Data lakehouses are emerging as a powerful solution, bridging the gap between data warehouses and data lakes by combining their strengths. This hybrid architecture allows organizations to store vast amounts of raw data like a data lake, while providing a data warehouse's structured data management and query performance.
Lakehouses enable efficient, scalable, and flexible data analytics, accommodating structured and unstructured data and supporting real-time and batch processing. They also offer unified data management, reducing data silos and enhancing data accessibility for analytics and machine learning.
Lakehouses streamline data workflows by supporting diverse data types and formats, making it easier for organizations to gain insights and make data-driven decisions.
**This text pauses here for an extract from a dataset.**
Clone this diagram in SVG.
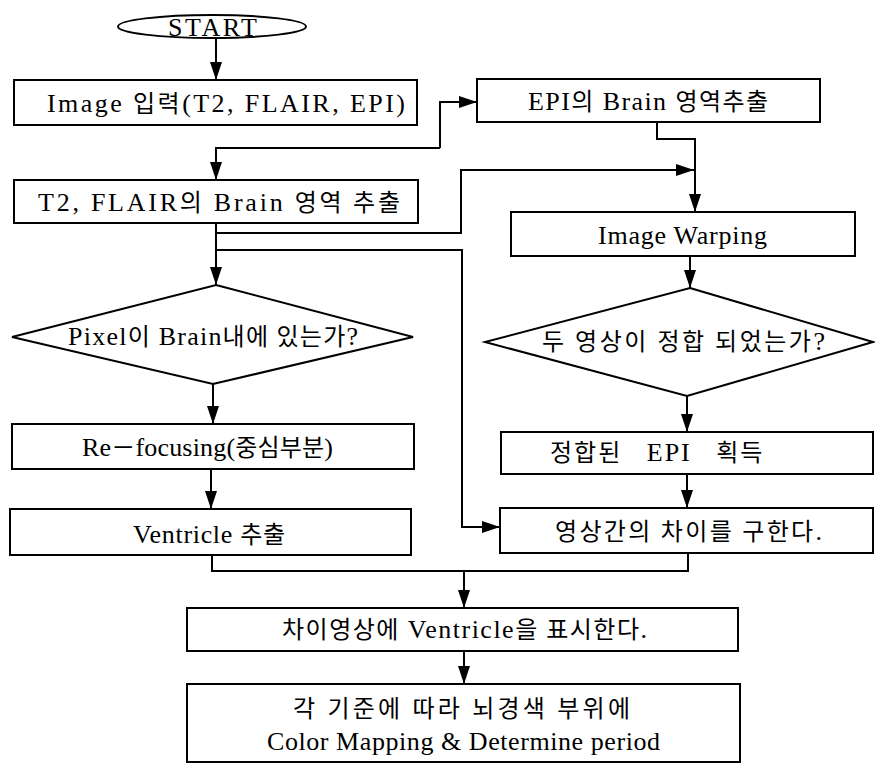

As data storage needs continue to evolve, the adoption of lakehouses is expected to grow to provide high-performance data solutions.
BigQuery, one of the best data warehouses, offers robust, scalable, and efficient data analytics capabilities. Its ability to easily handle large datasets and support for real-time analytics makes it a top choice for businesses looking to gain insights from their data.
The OWOX BI BigQuery Reports Extension enhances these capabilities by providing advanced reporting and analytical tools. This extension integrates seamlessly with BigQuery, enabling users to create detailed reports and dashboards effortlessly.
By leveraging OWOX BI, organizations can unlock deeper insights, streamline their data workflows, and confidently make data-driven decisions. This powerful combination ensures that businesses can fully harness the potential of their data for strategic advantage.
Databases store structured data for quick transactional processing. Data warehouses store structured and semi-structured data optimized for analytical queries. Data lakes store raw, unstructured, and semi-structured data, supporting various data formats for future analysis.
Use a data warehouse for structured, historical data that needs complex queries and business intelligence. Use a data lake for storing vast amounts of raw, unstructured data for flexible analytics and machine learning.
A data warehouse is ideal if data is already structured and frequently queried. If data is raw and diverse, requiring extensive preprocessing, a data lake is better. Proximity to analytics tools and integration capabilities also influences the choice.
Databases are limited in handling large volumes of historical data and complex queries. They are optimized for transaction processing rather than analytical workloads, making them less suitable for extensive data analysis.
Advantages: It is optimized for complex queries, has a centralized data repository, and has high data quality and consistency. Disadvantages: It has a high initial setup cost, complex maintenance, and scalability challenges.
The future of data storage lies in hybrid solutions like data lakehouses, which combine the strengths of data lakes and data warehouses. Increased focus on real-time analytics, scalability, and integration with AI and machine learning will drive innovation.